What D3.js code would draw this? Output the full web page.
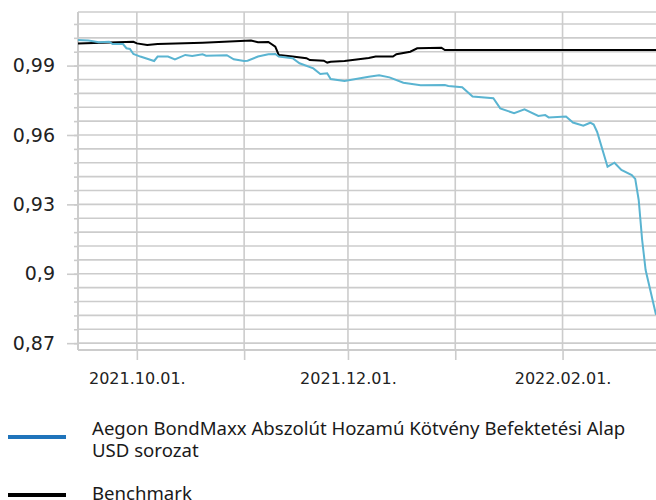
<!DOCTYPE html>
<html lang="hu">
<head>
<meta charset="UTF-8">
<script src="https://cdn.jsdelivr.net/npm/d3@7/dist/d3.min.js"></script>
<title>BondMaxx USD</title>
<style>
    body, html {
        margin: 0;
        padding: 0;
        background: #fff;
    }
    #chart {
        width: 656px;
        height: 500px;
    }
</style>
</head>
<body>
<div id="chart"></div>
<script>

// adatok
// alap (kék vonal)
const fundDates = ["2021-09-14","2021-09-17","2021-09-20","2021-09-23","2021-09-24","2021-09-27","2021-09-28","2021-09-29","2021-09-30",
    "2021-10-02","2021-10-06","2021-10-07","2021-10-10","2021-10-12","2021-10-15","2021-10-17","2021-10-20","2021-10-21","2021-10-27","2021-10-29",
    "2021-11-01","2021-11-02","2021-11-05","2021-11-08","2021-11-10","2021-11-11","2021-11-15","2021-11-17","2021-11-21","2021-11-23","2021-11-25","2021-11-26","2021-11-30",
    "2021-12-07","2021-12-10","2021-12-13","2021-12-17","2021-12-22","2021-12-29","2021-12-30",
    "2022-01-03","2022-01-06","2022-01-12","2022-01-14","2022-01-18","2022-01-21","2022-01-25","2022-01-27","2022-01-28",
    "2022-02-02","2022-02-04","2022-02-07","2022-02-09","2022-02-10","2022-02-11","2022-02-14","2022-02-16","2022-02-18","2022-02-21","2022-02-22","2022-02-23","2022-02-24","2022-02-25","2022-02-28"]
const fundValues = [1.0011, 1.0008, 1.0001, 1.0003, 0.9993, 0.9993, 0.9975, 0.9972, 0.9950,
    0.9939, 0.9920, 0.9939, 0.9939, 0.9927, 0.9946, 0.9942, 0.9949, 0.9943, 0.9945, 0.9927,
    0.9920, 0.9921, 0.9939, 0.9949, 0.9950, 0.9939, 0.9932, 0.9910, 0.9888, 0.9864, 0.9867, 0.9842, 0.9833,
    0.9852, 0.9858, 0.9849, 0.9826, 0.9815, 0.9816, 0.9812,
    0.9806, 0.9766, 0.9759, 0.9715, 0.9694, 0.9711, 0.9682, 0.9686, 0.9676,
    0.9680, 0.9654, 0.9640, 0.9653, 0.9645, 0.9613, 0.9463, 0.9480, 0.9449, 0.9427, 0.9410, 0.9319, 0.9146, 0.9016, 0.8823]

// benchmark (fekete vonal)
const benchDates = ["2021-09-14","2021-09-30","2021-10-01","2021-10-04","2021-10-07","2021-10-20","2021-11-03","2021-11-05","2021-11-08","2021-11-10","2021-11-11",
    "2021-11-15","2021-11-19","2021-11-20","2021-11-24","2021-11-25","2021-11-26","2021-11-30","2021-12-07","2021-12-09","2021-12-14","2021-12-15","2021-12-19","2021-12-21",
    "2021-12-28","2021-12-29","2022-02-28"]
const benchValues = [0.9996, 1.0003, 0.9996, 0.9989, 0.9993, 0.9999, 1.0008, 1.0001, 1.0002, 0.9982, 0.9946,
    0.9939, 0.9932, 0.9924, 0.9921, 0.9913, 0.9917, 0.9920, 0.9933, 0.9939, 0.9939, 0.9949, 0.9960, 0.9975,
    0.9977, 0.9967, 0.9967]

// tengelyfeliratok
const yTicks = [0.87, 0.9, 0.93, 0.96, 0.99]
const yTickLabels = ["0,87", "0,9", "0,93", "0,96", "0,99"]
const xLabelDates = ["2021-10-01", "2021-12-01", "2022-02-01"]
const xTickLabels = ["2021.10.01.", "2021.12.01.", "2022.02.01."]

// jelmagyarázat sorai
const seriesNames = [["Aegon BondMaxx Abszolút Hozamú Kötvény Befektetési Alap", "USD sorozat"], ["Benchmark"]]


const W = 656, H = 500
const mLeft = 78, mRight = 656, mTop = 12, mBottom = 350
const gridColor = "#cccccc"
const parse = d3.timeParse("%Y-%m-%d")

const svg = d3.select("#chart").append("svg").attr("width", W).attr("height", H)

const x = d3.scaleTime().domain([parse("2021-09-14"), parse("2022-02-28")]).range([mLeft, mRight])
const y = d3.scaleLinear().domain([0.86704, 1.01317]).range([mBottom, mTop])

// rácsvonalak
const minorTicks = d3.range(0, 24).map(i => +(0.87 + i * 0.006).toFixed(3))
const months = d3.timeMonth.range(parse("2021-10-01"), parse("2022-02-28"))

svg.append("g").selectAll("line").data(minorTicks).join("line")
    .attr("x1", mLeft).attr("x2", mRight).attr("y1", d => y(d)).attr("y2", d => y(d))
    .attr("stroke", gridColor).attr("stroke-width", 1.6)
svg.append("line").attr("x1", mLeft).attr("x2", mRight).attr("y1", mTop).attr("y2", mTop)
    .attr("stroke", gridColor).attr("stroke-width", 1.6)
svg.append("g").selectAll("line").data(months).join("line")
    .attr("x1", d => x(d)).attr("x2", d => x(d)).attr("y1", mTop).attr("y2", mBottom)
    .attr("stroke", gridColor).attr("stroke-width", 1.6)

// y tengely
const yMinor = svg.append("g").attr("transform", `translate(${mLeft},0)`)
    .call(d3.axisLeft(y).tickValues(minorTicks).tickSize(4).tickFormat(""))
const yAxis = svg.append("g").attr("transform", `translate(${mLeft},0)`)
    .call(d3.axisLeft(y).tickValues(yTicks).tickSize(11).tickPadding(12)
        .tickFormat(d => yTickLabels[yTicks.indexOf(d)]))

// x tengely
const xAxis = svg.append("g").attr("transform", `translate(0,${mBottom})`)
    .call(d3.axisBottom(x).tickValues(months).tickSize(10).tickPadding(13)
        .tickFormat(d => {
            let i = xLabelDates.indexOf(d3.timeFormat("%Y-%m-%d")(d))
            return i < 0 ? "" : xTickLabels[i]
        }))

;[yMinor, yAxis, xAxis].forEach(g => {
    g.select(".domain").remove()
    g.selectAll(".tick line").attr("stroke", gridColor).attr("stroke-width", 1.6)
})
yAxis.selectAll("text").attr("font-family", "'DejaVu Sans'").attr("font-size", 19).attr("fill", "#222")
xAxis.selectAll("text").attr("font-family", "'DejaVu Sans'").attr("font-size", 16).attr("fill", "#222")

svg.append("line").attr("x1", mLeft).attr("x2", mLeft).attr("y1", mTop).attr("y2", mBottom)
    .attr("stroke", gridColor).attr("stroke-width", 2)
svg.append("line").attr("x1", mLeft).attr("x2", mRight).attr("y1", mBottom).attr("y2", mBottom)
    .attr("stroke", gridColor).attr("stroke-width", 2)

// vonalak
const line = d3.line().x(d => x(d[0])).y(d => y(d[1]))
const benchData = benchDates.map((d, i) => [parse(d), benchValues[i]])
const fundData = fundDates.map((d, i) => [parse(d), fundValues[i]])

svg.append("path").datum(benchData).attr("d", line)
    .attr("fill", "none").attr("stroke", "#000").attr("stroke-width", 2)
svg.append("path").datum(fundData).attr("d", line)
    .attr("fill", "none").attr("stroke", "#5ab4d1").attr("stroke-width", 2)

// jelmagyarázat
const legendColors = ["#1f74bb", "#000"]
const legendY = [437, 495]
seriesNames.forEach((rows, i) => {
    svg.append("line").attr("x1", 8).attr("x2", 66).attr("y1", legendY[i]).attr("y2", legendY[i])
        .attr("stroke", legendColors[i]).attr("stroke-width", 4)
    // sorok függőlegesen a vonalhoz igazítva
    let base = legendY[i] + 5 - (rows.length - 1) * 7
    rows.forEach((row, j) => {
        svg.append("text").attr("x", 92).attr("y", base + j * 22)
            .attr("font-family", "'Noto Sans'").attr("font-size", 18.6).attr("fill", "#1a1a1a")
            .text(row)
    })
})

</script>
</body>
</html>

§ Exercise requirements
All of the material above is to be copied exactly, except for its images.

§ Correct output
What D3.js code would draw this? Output the full web page.
<!DOCTYPE html>
<html lang="hu">
<head>
<meta charset="UTF-8">
<script src="https://cdn.jsdelivr.net/npm/d3@7/dist/d3.min.js"></script>
<title>BondMaxx USD</title>
<style>
    body, html {
        margin: 0;
        padding: 0;
        background: #fff;
    }
    #chart {
        width: 656px;
        height: 500px;
    }
</style>
</head>
<body>
<div id="chart"></div>
<script>

// adatok
// alap (kék vonal)
const fundDates = ["2021-09-14","2021-09-17","2021-09-20","2021-09-23","2021-09-24","2021-09-27","2021-09-28","2021-09-29","2021-09-30",
    "2021-10-02","2021-10-06","2021-10-07","2021-10-10","2021-10-12","2021-10-15","2021-10-17","2021-10-20","2021-10-21","2021-10-27","2021-10-29",
    "2021-11-01","2021-11-02","2021-11-05","2021-11-08","2021-11-10","2021-11-11","2021-11-15","2021-11-17","2021-11-21","2021-11-23","2021-11-25","2021-11-26","2021-11-30",
    "2021-12-07","2021-12-10","2021-12-13","2021-12-17","2021-12-22","2021-12-29","2021-12-30",
    "2022-01-03","2022-01-06","2022-01-12","2022-01-14","2022-01-18","2022-01-21","2022-01-25","2022-01-27","2022-01-28",
    "2022-02-02","2022-02-04","2022-02-07","2022-02-09","2022-02-10","2022-02-11","2022-02-14","2022-02-16","2022-02-18","2022-02-21","2022-02-22","2022-02-23","2022-02-24","2022-02-25","2022-02-28"]
const fundValues = [1.0011, 1.0008, 1.0001, 1.0003, 0.9993, 0.9993, 0.9975, 0.9972, 0.9950,
    0.9939, 0.9920, 0.9939, 0.9939, 0.9927, 0.9946, 0.9942, 0.9949, 0.9943, 0.9945, 0.9927,
    0.9920, 0.9921, 0.9939, 0.9949, 0.9950, 0.9939, 0.9932, 0.9910, 0.9888, 0.9864, 0.9867, 0.9842, 0.9833,
    0.9852, 0.9858, 0.9849, 0.9826, 0.9815, 0.9816, 0.9812,
    0.9806, 0.9766, 0.9759, 0.9715, 0.9694, 0.9711, 0.9682, 0.9686, 0.9676,
    0.9680, 0.9654, 0.9640, 0.9653, 0.9645, 0.9613, 0.9463, 0.9480, 0.9449, 0.9427, 0.9410, 0.9319, 0.9146, 0.9016, 0.8823]

// benchmark (fekete vonal)
const benchDates = ["2021-09-14","2021-09-30","2021-10-01","2021-10-04","2021-10-07","2021-10-20","2021-11-03","2021-11-05","2021-11-08","2021-11-10","2021-11-11",
    "2021-11-15","2021-11-19","2021-11-20","2021-11-24","2021-11-25","2021-11-26","2021-11-30","2021-12-07","2021-12-09","2021-12-14","2021-12-15","2021-12-19","2021-12-21",
    "2021-12-28","2021-12-29","2022-02-28"]
const benchValues = [0.9996, 1.0003, 0.9996, 0.9989, 0.9993, 0.9999, 1.0008, 1.0001, 1.0002, 0.9982, 0.9946,
    0.9939, 0.9932, 0.9924, 0.9921, 0.9913, 0.9917, 0.9920, 0.9933, 0.9939, 0.9939, 0.9949, 0.9960, 0.9975,
    0.9977, 0.9967, 0.9967]

// tengelyfeliratok
const yTicks = [0.87, 0.9, 0.93, 0.96, 0.99]
const yTickLabels = ["0,87", "0,9", "0,93", "0,96", "0,99"]
const xLabelDates = ["2021-10-01", "2021-12-01", "2022-02-01"]
const xTickLabels = ["2021.10.01.", "2021.12.01.", "2022.02.01."]

// jelmagyarázat sorai
const seriesNames = [["Aegon BondMaxx Abszolút Hozamú Kötvény Befektetési Alap", "USD sorozat"], ["Benchmark"]]


const W = 656, H = 500
const mLeft = 78, mRight = 656, mTop = 12, mBottom = 350
const gridColor = "#cccccc"
const parse = d3.timeParse("%Y-%m-%d")

const svg = d3.select("#chart").append("svg").attr("width", W).attr("height", H)

const x = d3.scaleTime().domain([parse("2021-09-14"), parse("2022-02-28")]).range([mLeft, mRight])
const y = d3.scaleLinear().domain([0.86704, 1.01317]).range([mBottom, mTop])

// rácsvonalak
const minorTicks = d3.range(0, 24).map(i => +(0.87 + i * 0.006).toFixed(3))
const months = d3.timeMonth.range(parse("2021-10-01"), parse("2022-02-28"))

svg.append("g").selectAll("line").data(minorTicks).join("line")
    .attr("x1", mLeft).attr("x2", mRight).attr("y1", d => y(d)).attr("y2", d => y(d))
    .attr("stroke", gridColor).attr("stroke-width", 1.6)
svg.append("line").attr("x1", mLeft).attr("x2", mRight).attr("y1", mTop).attr("y2", mTop)
    .attr("stroke", gridColor).attr("stroke-width", 1.6)
svg.append("g").selectAll("line").data(months).join("line")
    .attr("x1", d => x(d)).attr("x2", d => x(d)).attr("y1", mTop).attr("y2", mBottom)
    .attr("stroke", gridColor).attr("stroke-width", 1.6)

// y tengely
const yMinor = svg.append("g").attr("transform", `translate(${mLeft},0)`)
    .call(d3.axisLeft(y).tickValues(minorTicks).tickSize(4).tickFormat(""))
const yAxis = svg.append("g").attr("transform", `translate(${mLeft},0)`)
    .call(d3.axisLeft(y).tickValues(yTicks).tickSize(11).tickPadding(12)
        .tickFormat(d => yTickLabels[yTicks.indexOf(d)]))

// x tengely
const xAxis = svg.append("g").attr("transform", `translate(0,${mBottom})`)
    .call(d3.axisBottom(x).tickValues(months).tickSize(10).tickPadding(13)
        .tickFormat(d => {
            let i = xLabelDates.indexOf(d3.timeFormat("%Y-%m-%d")(d))
            return i < 0 ? "" : xTickLabels[i]
        }))

;[yMinor, yAxis, xAxis].forEach(g => {
    g.select(".domain").remove()
    g.selectAll(".tick line").attr("stroke", gridColor).attr("stroke-width", 1.6)
})
yAxis.selectAll("text").attr("font-family", "'DejaVu Sans'").attr("font-size", 19).attr("fill", "#222")
xAxis.selectAll("text").attr("font-family", "'DejaVu Sans'").attr("font-size", 16).attr("fill", "#222")

svg.append("line").attr("x1", mLeft).attr("x2", mLeft).attr("y1", mTop).attr("y2", mBottom)
    .attr("stroke", gridColor).attr("stroke-width", 2)
svg.append("line").attr("x1", mLeft).attr("x2", mRight).attr("y1", mBottom).attr("y2", mBottom)
    .attr("stroke", gridColor).attr("stroke-width", 2)

// vonalak
const line = d3.line().x(d => x(d[0])).y(d => y(d[1]))
const benchData = benchDates.map((d, i) => [parse(d), benchValues[i]])
const fundData = fundDates.map((d, i) => [parse(d), fundValues[i]])

svg.append("path").datum(benchData).attr("d", line)
    .attr("fill", "none").attr("stroke", "#000").attr("stroke-width", 2)
svg.append("path").datum(fundData).attr("d", line)
    .attr("fill", "none").attr("stroke", "#5ab4d1").attr("stroke-width", 2)

// jelmagyarázat
const legendColors = ["#1f74bb", "#000"]
const legendY = [437, 495]
seriesNames.forEach((rows, i) => {
    svg.append("line").attr("x1", 8).attr("x2", 66).attr("y1", legendY[i]).attr("y2", legendY[i])
        .attr("stroke", legendColors[i]).attr("stroke-width", 4)
    // sorok függőlegesen a vonalhoz igazítva
    let base = legendY[i] + 5 - (rows.length - 1) * 7
    rows.forEach((row, j) => {
        svg.append("text").attr("x", 92).attr("y", base + j * 22)
            .attr("font-family", "'Noto Sans'").attr("font-size", 18.6).attr("fill", "#1a1a1a")
            .text(row)
    })
})

</script>
</body>
</html>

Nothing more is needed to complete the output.